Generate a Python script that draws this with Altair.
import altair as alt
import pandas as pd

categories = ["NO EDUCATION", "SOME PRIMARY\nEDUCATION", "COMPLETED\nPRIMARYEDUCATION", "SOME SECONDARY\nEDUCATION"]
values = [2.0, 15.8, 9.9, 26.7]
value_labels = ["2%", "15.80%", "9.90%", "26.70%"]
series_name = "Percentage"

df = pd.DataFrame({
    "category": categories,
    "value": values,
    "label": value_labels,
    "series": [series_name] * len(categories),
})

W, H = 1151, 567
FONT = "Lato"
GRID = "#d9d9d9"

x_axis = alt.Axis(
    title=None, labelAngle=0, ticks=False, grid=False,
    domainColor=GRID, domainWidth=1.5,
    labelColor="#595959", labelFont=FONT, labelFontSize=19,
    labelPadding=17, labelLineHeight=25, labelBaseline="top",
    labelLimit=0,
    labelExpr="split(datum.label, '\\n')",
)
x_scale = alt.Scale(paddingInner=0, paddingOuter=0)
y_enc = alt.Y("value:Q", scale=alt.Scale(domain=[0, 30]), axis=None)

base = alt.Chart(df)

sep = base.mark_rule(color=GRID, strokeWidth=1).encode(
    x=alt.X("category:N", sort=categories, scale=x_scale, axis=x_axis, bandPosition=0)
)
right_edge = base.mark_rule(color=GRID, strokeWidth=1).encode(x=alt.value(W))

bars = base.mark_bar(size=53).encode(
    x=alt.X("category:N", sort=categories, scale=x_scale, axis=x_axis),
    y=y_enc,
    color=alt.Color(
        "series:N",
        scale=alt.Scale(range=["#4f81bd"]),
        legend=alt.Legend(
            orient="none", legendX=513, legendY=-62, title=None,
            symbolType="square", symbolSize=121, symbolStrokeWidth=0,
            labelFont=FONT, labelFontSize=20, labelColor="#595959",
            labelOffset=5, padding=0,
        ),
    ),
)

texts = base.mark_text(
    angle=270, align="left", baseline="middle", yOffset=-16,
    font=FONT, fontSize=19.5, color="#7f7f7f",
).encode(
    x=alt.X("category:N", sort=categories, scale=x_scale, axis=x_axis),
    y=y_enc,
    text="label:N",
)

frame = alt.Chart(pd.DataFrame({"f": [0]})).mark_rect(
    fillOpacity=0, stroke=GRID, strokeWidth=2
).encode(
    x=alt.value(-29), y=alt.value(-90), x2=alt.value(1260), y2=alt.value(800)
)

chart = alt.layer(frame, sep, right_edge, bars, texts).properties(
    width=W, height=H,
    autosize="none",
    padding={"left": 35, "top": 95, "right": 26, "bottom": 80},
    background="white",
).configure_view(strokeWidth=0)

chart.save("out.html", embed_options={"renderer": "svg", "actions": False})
==*==
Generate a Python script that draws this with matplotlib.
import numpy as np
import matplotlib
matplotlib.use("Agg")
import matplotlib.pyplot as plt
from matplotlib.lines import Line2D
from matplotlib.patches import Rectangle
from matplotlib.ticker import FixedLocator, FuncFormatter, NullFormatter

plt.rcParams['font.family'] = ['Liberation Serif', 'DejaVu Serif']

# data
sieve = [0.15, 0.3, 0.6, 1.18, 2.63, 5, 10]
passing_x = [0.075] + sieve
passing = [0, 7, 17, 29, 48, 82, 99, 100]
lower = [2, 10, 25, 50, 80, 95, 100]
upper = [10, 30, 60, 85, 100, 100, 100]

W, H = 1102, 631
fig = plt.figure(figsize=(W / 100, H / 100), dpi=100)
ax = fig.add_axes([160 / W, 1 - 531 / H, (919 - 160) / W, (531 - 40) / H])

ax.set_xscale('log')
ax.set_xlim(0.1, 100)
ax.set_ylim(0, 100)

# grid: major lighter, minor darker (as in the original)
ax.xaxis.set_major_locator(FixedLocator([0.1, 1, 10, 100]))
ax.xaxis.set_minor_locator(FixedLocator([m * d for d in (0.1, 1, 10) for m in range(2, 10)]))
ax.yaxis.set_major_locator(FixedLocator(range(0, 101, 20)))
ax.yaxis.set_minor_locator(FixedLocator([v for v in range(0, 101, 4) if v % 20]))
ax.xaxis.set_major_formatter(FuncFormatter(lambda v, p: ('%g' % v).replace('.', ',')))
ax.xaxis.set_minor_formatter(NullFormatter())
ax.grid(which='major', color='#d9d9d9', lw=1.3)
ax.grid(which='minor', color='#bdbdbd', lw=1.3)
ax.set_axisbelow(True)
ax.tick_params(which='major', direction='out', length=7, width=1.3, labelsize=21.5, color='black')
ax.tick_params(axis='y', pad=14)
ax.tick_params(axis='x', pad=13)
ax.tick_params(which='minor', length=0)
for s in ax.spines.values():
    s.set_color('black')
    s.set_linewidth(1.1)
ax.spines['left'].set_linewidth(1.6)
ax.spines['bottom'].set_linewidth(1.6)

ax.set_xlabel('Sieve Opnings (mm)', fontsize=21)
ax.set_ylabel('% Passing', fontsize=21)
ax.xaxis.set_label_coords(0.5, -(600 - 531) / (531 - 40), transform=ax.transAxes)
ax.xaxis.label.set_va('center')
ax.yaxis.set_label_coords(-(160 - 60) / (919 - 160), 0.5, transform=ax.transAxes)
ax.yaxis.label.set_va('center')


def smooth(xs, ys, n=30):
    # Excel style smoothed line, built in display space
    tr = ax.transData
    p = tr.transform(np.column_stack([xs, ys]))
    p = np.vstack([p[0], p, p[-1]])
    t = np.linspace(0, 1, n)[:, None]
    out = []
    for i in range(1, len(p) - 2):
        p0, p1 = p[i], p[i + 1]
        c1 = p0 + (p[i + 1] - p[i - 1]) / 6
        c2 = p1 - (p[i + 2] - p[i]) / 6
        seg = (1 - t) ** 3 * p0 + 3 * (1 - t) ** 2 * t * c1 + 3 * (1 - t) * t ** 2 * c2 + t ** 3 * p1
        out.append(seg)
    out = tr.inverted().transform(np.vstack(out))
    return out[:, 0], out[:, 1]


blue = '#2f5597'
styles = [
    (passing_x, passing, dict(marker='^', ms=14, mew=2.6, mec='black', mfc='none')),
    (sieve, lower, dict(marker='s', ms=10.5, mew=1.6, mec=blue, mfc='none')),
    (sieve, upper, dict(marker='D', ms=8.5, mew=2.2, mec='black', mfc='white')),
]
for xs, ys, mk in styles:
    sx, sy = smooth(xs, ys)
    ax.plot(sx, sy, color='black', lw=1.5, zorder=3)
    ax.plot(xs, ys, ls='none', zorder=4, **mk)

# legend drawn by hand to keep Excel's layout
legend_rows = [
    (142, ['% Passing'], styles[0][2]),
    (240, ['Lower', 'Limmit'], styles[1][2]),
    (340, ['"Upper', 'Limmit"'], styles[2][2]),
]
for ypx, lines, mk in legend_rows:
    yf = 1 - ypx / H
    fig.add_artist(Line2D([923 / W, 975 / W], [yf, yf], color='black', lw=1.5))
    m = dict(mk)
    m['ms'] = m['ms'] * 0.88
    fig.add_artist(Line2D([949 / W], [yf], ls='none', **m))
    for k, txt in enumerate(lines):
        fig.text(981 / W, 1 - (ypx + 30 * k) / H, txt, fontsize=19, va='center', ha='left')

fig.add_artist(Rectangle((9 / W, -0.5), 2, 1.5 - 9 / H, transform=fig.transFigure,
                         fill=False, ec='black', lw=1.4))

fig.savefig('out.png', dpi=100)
==*==
Make an exact transcription of the lines from the line with "Generate a Python script that draws this with Altair." through the line with "import pandas as pd", inclusive, omitting all others.

## Task result
Generate a Python script that draws this with Altair.
import altair as alt
import pandas as pd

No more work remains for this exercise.